- [PROMPT]:
Each line below should be retyped exactly, with no pictures.

- [SUPPLIED DATA]:
──────

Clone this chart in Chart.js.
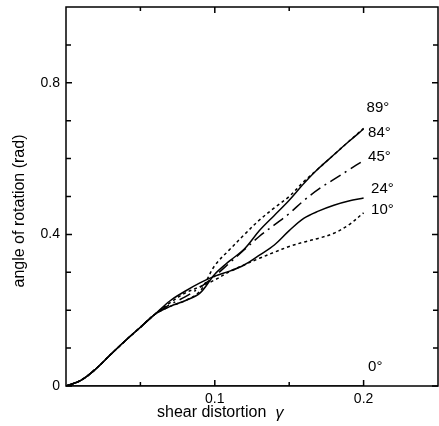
<!doctype html>
<html>

<head>
  <script src="https://cdn.jsdelivr.net/npm/chart.js@4/dist/chart.umd.min.js"></script>
  <style>
    body { margin: 0; background: #fff; }
    #wrap { width: 439px; height: 426px; }
  </style>
</head>

<body>
  <div id="wrap"><canvas id="canvas"></canvas></div>
  <script>
    // shear distortion gamma
    const gamma = [0, 0.01, 0.02, 0.03, 0.04, 0.05, 0.06, 0.07, 0.08, 0.09, 0.1,
      0.11, 0.12, 0.13, 0.14, 0.15, 0.16, 0.17, 0.18, 0.19, 0.2];
    // angle of rotation (rad), one list per orientation
    const rot89 = [0, 0.015, 0.045, 0.083, 0.12, 0.155, 0.19, 0.21, 0.225, 0.25, 0.318,
      0.36, 0.4, 0.438, 0.47, 0.5, 0.54, 0.575, 0.61, 0.645, 0.68];
    const rot84 = [0, 0.015, 0.045, 0.083, 0.12, 0.155, 0.19, 0.21, 0.225, 0.245, 0.295,
      0.33, 0.362, 0.41, 0.45, 0.49, 0.535, 0.575, 0.61, 0.645, 0.678];
    const rot45 = [0, 0.015, 0.045, 0.083, 0.12, 0.155, 0.19, 0.215, 0.235, 0.26, 0.29,
      0.325, 0.36, 0.395, 0.425, 0.455, 0.49, 0.52, 0.545, 0.57, 0.595];
    const rot24 = [0, 0.015, 0.045, 0.083, 0.12, 0.155, 0.19, 0.225, 0.25, 0.272, 0.29,
      0.303, 0.32, 0.345, 0.372, 0.41, 0.443, 0.462, 0.477, 0.488, 0.496];
    const rot10 = [0, 0.015, 0.045, 0.083, 0.12, 0.155, 0.19, 0.22, 0.245, 0.262, 0.28,
      0.302, 0.32, 0.337, 0.353, 0.368, 0.38, 0.39, 0.403, 0.425, 0.457];
    const rot0 = [0, 0, 0, 0, 0, 0, 0, 0, 0, 0, 0, 0, 0, 0, 0, 0, 0, 0, 0, 0, 0];

    const curveNames = ['89°', '84°', '45°', '24°', '10°', '0°'];
    // where each curve's name sits (data units)
    const nameX = [0.202, 0.203, 0.203, 0.205, 0.205, 0.203];
    const nameY = [0.734, 0.668, 0.605, 0.52, 0.465, 0.05];

    const xMajor = [0.1, 0.2];
    const xMinor = [0.05, 0.15];
    const yMajor = [0, 0.4, 0.8];
    const yMinor = [0.1, 0.2, 0.3, 0.5, 0.6, 0.7, 0.9];

    const FONT = '"Liberation Sans", Arial, sans-serif';

    const pts = (ys) => gamma.map((g, i) => ({ x: g, y: ys[i] }));
    const line = (ys, dash) => ({
      data: pts(ys),
      borderColor: '#000',
      borderWidth: 1.5,
      borderDash: dash,
      pointRadius: 0,
      tension: 0.35,
      fill: false
    });

    const noPad = (s) => {
      s.paddingTop = 0; s.paddingBottom = 0;
      s.paddingLeft = 0; s.paddingRight = 0;
    };

    const frame = {
      id: 'frame',
      afterDraw(chart) {
        const { ctx, chartArea: a, scales: { x, y } } = chart;
        ctx.save();
        ctx.strokeStyle = '#000';
        ctx.lineWidth = 1.5;
        ctx.strokeRect(a.left, a.top, a.right - a.left, a.bottom - a.top);
        ctx.beginPath();
        const xt = (v, len) => {
          const p = x.getPixelForValue(v);
          ctx.moveTo(p, a.bottom); ctx.lineTo(p, a.bottom - len);
          ctx.moveTo(p, a.top); ctx.lineTo(p, a.top + len);
        };
        const yt = (v, len) => {
          const p = y.getPixelForValue(v);
          ctx.moveTo(a.left, p); ctx.lineTo(a.left + len, p);
          ctx.moveTo(a.right, p); ctx.lineTo(a.right - len, p);
        };
        xMajor.forEach(v => xt(v, 6));
        xMinor.forEach(v => xt(v, 4));
        yMajor.forEach(v => yt(v, 6));
        yMinor.forEach(v => yt(v, 5));
        ctx.stroke();

        ctx.fillStyle = '#000';
        ctx.font = '15px ' + FONT;
        ctx.textAlign = 'left';
        ctx.textBaseline = 'middle';
        curveNames.forEach((n, i) => {
          ctx.fillText(n, x.getPixelForValue(nameX[i]), y.getPixelForValue(nameY[i]));
        });

        // axis titles
        ctx.font = '16px ' + FONT;
        const part = 'shear distortion';
        ctx.fillText(part, 157, 413);
        const w = ctx.measureText(part).width;
        ctx.font = 'italic 16px ' + FONT;
        ctx.fillText('γ', 157 + w + 9, 414);

        ctx.font = '16px ' + FONT;
        ctx.translate(20, 211);
        ctx.rotate(-Math.PI / 2);
        ctx.textAlign = 'center';
        ctx.fillText('angle of rotation (rad)', 0, 0);
        ctx.restore();
      }
    };

    new Chart(document.getElementById('canvas'), {
      type: 'line',
      data: {
        datasets: [
          line(rot89, [3, 3]),
          line(rot84, []),
          line(rot45, [12, 5, 2, 5]),
          line(rot24, []),
          line(rot10, [3, 3]),
          line(rot0, [])
        ]
      },
      options: {
        responsive: true,
        maintainAspectRatio: false,
        animation: false,
        layout: { padding: { top: 7, right: 1, left: 0, bottom: 0 } },
        plugins: { legend: { display: false }, tooltip: { enabled: false } },
        scales: {
          x: {
            type: 'linear',
            min: 0,
            max: 0.25,
            grid: { display: false, drawTicks: false },
            border: { display: false },
            afterBuildTicks: (s) => { s.ticks = xMajor.map(v => ({ value: v })); },
            afterFit: (s) => { s.height = 40; noPad(s); },
            ticks: {
              color: '#000',
              padding: 5,
              maxRotation: 0,
              font: { family: FONT, size: 14 },
              callback: (v) => String(v)
            }
          },
          y: {
            min: 0,
            max: 1,
            grid: { display: false, drawTicks: false },
            border: { display: false },
            afterBuildTicks: (s) => { s.ticks = yMajor.map(v => ({ value: v })); },
            afterFit: (s) => { s.width = 66; noPad(s); },
            ticks: {
              color: '#000',
              padding: 6,
              font: { family: FONT, size: 14 },
              callback: (v) => String(v)
            }
          }
        }
      },
      plugins: [frame]
    });
  </script>
</body>

</html>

──────

- [COMPLETE ANSWER]:
Clone this chart in Chart.js.
<!doctype html>
<html>

<head>
  <script src="https://cdn.jsdelivr.net/npm/chart.js@4/dist/chart.umd.min.js"></script>
  <style>
    body { margin: 0; background: #fff; }
    #wrap { width: 439px; height: 426px; }
  </style>
</head>

<body>
  <div id="wrap"><canvas id="canvas"></canvas></div>
  <script>
    // shear distortion gamma
    const gamma = [0, 0.01, 0.02, 0.03, 0.04, 0.05, 0.06, 0.07, 0.08, 0.09, 0.1,
      0.11, 0.12, 0.13, 0.14, 0.15, 0.16, 0.17, 0.18, 0.19, 0.2];
    // angle of rotation (rad), one list per orientation
    const rot89 = [0, 0.015, 0.045, 0.083, 0.12, 0.155, 0.19, 0.21, 0.225, 0.25, 0.318,
      0.36, 0.4, 0.438, 0.47, 0.5, 0.54, 0.575, 0.61, 0.645, 0.68];
    const rot84 = [0, 0.015, 0.045, 0.083, 0.12, 0.155, 0.19, 0.21, 0.225, 0.245, 0.295,
      0.33, 0.362, 0.41, 0.45, 0.49, 0.535, 0.575, 0.61, 0.645, 0.678];
    const rot45 = [0, 0.015, 0.045, 0.083, 0.12, 0.155, 0.19, 0.215, 0.235, 0.26, 0.29,
      0.325, 0.36, 0.395, 0.425, 0.455, 0.49, 0.52, 0.545, 0.57, 0.595];
    const rot24 = [0, 0.015, 0.045, 0.083, 0.12, 0.155, 0.19, 0.225, 0.25, 0.272, 0.29,
      0.303, 0.32, 0.345, 0.372, 0.41, 0.443, 0.462, 0.477, 0.488, 0.496];
    const rot10 = [0, 0.015, 0.045, 0.083, 0.12, 0.155, 0.19, 0.22, 0.245, 0.262, 0.28,
      0.302, 0.32, 0.337, 0.353, 0.368, 0.38, 0.39, 0.403, 0.425, 0.457];
    const rot0 = [0, 0, 0, 0, 0, 0, 0, 0, 0, 0, 0, 0, 0, 0, 0, 0, 0, 0, 0, 0, 0];

    const curveNames = ['89°', '84°', '45°', '24°', '10°', '0°'];
    // where each curve's name sits (data units)
    const nameX = [0.202, 0.203, 0.203, 0.205, 0.205, 0.203];
    const nameY = [0.734, 0.668, 0.605, 0.52, 0.465, 0.05];

    const xMajor = [0.1, 0.2];
    const xMinor = [0.05, 0.15];
    const yMajor = [0, 0.4, 0.8];
    const yMinor = [0.1, 0.2, 0.3, 0.5, 0.6, 0.7, 0.9];

    const FONT = '"Liberation Sans", Arial, sans-serif';

    const pts = (ys) => gamma.map((g, i) => ({ x: g, y: ys[i] }));
    const line = (ys, dash) => ({
      data: pts(ys),
      borderColor: '#000',
      borderWidth: 1.5,
      borderDash: dash,
      pointRadius: 0,
      tension: 0.35,
      fill: false
    });

    const noPad = (s) => {
      s.paddingTop = 0; s.paddingBottom = 0;
      s.paddingLeft = 0; s.paddingRight = 0;
    };

    const frame = {
      id: 'frame',
      afterDraw(chart) {
        const { ctx, chartArea: a, scales: { x, y } } = chart;
        ctx.save();
        ctx.strokeStyle = '#000';
        ctx.lineWidth = 1.5;
        ctx.strokeRect(a.left, a.top, a.right - a.left, a.bottom - a.top);
        ctx.beginPath();
        const xt = (v, len) => {
          const p = x.getPixelForValue(v);
          ctx.moveTo(p, a.bottom); ctx.lineTo(p, a.bottom - len);
          ctx.moveTo(p, a.top); ctx.lineTo(p, a.top + len);
        };
        const yt = (v, len) => {
          const p = y.getPixelForValue(v);
          ctx.moveTo(a.left, p); ctx.lineTo(a.left + len, p);
          ctx.moveTo(a.right, p); ctx.lineTo(a.right - len, p);
        };
        xMajor.forEach(v => xt(v, 6));
        xMinor.forEach(v => xt(v, 4));
        yMajor.forEach(v => yt(v, 6));
        yMinor.forEach(v => yt(v, 5));
        ctx.stroke();

        ctx.fillStyle = '#000';
        ctx.font = '15px ' + FONT;
        ctx.textAlign = 'left';
        ctx.textBaseline = 'middle';
        curveNames.forEach((n, i) => {
          ctx.fillText(n, x.getPixelForValue(nameX[i]), y.getPixelForValue(nameY[i]));
        });

        // axis titles
        ctx.font = '16px ' + FONT;
        const part = 'shear distortion';
        ctx.fillText(part, 157, 413);
        const w = ctx.measureText(part).width;
        ctx.font = 'italic 16px ' + FONT;
        ctx.fillText('γ', 157 + w + 9, 414);

        ctx.font = '16px ' + FONT;
        ctx.translate(20, 211);
        ctx.rotate(-Math.PI / 2);
        ctx.textAlign = 'center';
        ctx.fillText('angle of rotation (rad)', 0, 0);
        ctx.restore();
      }
    };

    new Chart(document.getElementById('canvas'), {
      type: 'line',
      data: {
        datasets: [
          line(rot89, [3, 3]),
          line(rot84, []),
          line(rot45, [12, 5, 2, 5]),
          line(rot24, []),
          line(rot10, [3, 3]),
          line(rot0, [])
        ]
      },
      options: {
        responsive: true,
        maintainAspectRatio: false,
        animation: false,
        layout: { padding: { top: 7, right: 1, left: 0, bottom: 0 } },
        plugins: { legend: { display: false }, tooltip: { enabled: false } },
        scales: {
          x: {
            type: 'linear',
            min: 0,
            max: 0.25,
            grid: { display: false, drawTicks: false },
            border: { display: false },
            afterBuildTicks: (s) => { s.ticks = xMajor.map(v => ({ value: v })); },
            afterFit: (s) => { s.height = 40; noPad(s); },
            ticks: {
              color: '#000',
              padding: 5,
              maxRotation: 0,
              font: { family: FONT, size: 14 },
              callback: (v) => String(v)
            }
          },
          y: {
            min: 0,
            max: 1,
            grid: { display: false, drawTicks: false },
            border: { display: false },
            afterBuildTicks: (s) => { s.ticks = yMajor.map(v => ({ value: v })); },
            afterFit: (s) => { s.width = 66; noPad(s); },
            ticks: {
              color: '#000',
              padding: 6,
              font: { family: FONT, size: 14 },
              callback: (v) => String(v)
            }
          }
        }
      },
      plugins: [frame]
    });
  </script>
</body>

</html>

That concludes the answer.